*Task brief*
Write out each line of the listing as it stands, without the images.
* * * * * * * * *
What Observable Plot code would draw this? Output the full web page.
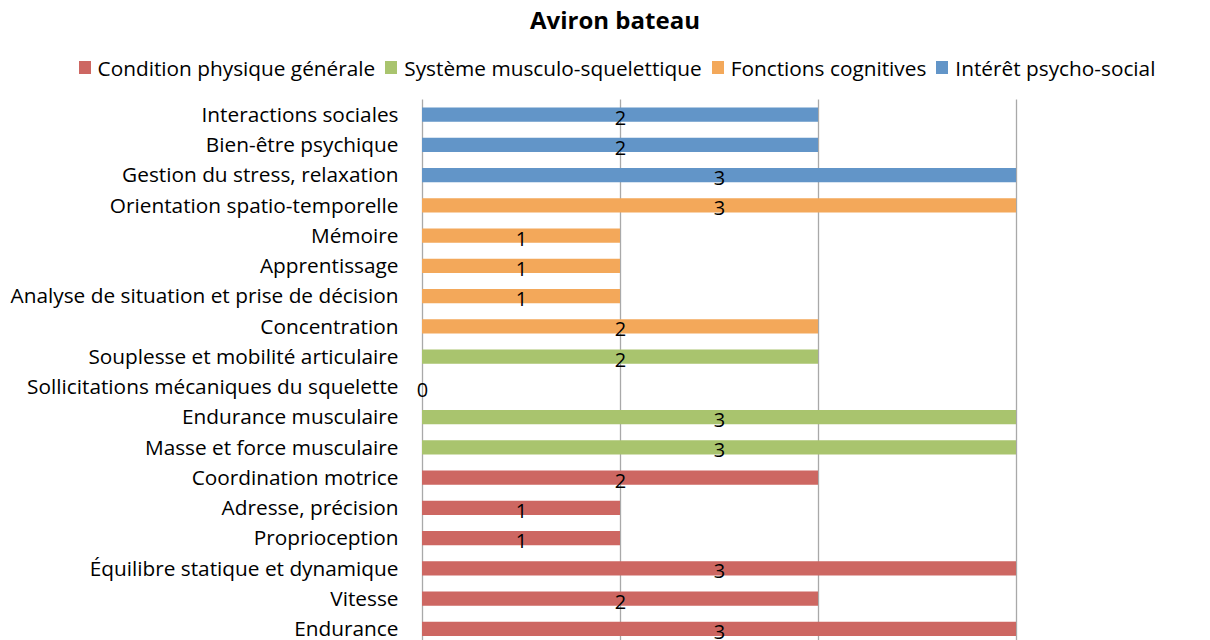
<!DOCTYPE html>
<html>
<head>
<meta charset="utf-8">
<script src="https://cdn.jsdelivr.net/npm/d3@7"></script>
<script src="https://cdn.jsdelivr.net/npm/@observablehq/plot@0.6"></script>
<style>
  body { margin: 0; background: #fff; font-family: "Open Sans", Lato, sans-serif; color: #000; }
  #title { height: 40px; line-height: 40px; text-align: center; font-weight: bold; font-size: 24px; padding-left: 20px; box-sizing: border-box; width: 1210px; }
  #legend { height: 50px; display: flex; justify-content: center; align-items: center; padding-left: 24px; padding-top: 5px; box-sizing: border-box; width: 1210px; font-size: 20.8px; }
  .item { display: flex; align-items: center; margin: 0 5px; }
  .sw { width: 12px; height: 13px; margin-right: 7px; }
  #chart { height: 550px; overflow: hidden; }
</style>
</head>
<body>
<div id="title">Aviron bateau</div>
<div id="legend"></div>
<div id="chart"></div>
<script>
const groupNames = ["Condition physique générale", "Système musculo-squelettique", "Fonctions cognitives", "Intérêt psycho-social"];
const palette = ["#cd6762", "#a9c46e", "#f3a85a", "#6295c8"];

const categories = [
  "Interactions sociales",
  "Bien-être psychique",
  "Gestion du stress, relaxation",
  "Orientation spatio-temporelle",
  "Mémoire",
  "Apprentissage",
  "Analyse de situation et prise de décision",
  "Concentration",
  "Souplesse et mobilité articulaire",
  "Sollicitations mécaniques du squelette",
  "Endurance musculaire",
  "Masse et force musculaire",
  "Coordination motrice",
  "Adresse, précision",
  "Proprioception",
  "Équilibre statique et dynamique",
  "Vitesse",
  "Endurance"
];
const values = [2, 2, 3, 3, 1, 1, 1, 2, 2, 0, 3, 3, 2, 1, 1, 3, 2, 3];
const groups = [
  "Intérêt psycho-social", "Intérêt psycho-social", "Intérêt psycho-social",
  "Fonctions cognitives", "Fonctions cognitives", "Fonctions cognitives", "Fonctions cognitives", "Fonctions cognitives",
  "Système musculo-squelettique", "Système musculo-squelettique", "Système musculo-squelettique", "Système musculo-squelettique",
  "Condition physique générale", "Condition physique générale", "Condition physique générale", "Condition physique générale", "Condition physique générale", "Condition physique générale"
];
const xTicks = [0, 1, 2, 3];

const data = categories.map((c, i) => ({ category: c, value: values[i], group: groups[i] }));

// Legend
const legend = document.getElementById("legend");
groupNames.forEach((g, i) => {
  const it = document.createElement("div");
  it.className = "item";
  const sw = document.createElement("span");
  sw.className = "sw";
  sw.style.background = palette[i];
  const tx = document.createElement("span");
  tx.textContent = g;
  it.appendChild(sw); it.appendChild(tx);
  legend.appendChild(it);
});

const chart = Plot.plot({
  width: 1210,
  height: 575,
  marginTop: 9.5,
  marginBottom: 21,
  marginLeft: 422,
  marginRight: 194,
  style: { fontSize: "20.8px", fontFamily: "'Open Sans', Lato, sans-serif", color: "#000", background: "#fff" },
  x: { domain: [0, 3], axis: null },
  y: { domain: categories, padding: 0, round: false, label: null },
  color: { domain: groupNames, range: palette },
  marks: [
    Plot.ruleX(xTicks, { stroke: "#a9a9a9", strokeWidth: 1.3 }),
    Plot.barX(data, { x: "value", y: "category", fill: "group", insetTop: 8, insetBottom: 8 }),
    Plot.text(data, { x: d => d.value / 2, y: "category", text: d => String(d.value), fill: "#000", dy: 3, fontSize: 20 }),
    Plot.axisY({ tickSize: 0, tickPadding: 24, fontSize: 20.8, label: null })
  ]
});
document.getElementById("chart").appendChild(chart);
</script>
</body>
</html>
* * * * * * * * *
*Final result*
What Observable Plot code would draw this? Output the full web page.
<!DOCTYPE html>
<html>
<head>
<meta charset="utf-8">
<script src="https://cdn.jsdelivr.net/npm/d3@7"></script>
<script src="https://cdn.jsdelivr.net/npm/@observablehq/plot@0.6"></script>
<style>
  body { margin: 0; background: #fff; font-family: "Open Sans", Lato, sans-serif; color: #000; }
  #title { height: 40px; line-height: 40px; text-align: center; font-weight: bold; font-size: 24px; padding-left: 20px; box-sizing: border-box; width: 1210px; }
  #legend { height: 50px; display: flex; justify-content: center; align-items: center; padding-left: 24px; padding-top: 5px; box-sizing: border-box; width: 1210px; font-size: 20.8px; }
  .item { display: flex; align-items: center; margin: 0 5px; }
  .sw { width: 12px; height: 13px; margin-right: 7px; }
  #chart { height: 550px; overflow: hidden; }
</style>
</head>
<body>
<div id="title">Aviron bateau</div>
<div id="legend"></div>
<div id="chart"></div>
<script>
const groupNames = ["Condition physique générale", "Système musculo-squelettique", "Fonctions cognitives", "Intérêt psycho-social"];
const palette = ["#cd6762", "#a9c46e", "#f3a85a", "#6295c8"];

const categories = [
  "Interactions sociales",
  "Bien-être psychique",
  "Gestion du stress, relaxation",
  "Orientation spatio-temporelle",
  "Mémoire",
  "Apprentissage",
  "Analyse de situation et prise de décision",
  "Concentration",
  "Souplesse et mobilité articulaire",
  "Sollicitations mécaniques du squelette",
  "Endurance musculaire",
  "Masse et force musculaire",
  "Coordination motrice",
  "Adresse, précision",
  "Proprioception",
  "Équilibre statique et dynamique",
  "Vitesse",
  "Endurance"
];
const values = [2, 2, 3, 3, 1, 1, 1, 2, 2, 0, 3, 3, 2, 1, 1, 3, 2, 3];
const groups = [
  "Intérêt psycho-social", "Intérêt psycho-social", "Intérêt psycho-social",
  "Fonctions cognitives", "Fonctions cognitives", "Fonctions cognitives", "Fonctions cognitives", "Fonctions cognitives",
  "Système musculo-squelettique", "Système musculo-squelettique", "Système musculo-squelettique", "Système musculo-squelettique",
  "Condition physique générale", "Condition physique générale", "Condition physique générale", "Condition physique générale", "Condition physique générale", "Condition physique générale"
];
const xTicks = [0, 1, 2, 3];

const data = categories.map((c, i) => ({ category: c, value: values[i], group: groups[i] }));

// Legend
const legend = document.getElementById("legend");
groupNames.forEach((g, i) => {
  const it = document.createElement("div");
  it.className = "item";
  const sw = document.createElement("span");
  sw.className = "sw";
  sw.style.background = palette[i];
  const tx = document.createElement("span");
  tx.textContent = g;
  it.appendChild(sw); it.appendChild(tx);
  legend.appendChild(it);
});

const chart = Plot.plot({
  width: 1210,
  height: 575,
  marginTop: 9.5,
  marginBottom: 21,
  marginLeft: 422,
  marginRight: 194,
  style: { fontSize: "20.8px", fontFamily: "'Open Sans', Lato, sans-serif", color: "#000", background: "#fff" },
  x: { domain: [0, 3], axis: null },
  y: { domain: categories, padding: 0, round: false, label: null },
  color: { domain: groupNames, range: palette },
  marks: [
    Plot.ruleX(xTicks, { stroke: "#a9a9a9", strokeWidth: 1.3 }),
    Plot.barX(data, { x: "value", y: "category", fill: "group", insetTop: 8, insetBottom: 8 }),
    Plot.text(data, { x: d => d.value / 2, y: "category", text: d => String(d.value), fill: "#000", dy: 3, fontSize: 20 }),
    Plot.axisY({ tickSize: 0, tickPadding: 24, fontSize: 20.8, label: null })
  ]
});
document.getElementById("chart").appendChild(chart);
</script>
</body>
</html>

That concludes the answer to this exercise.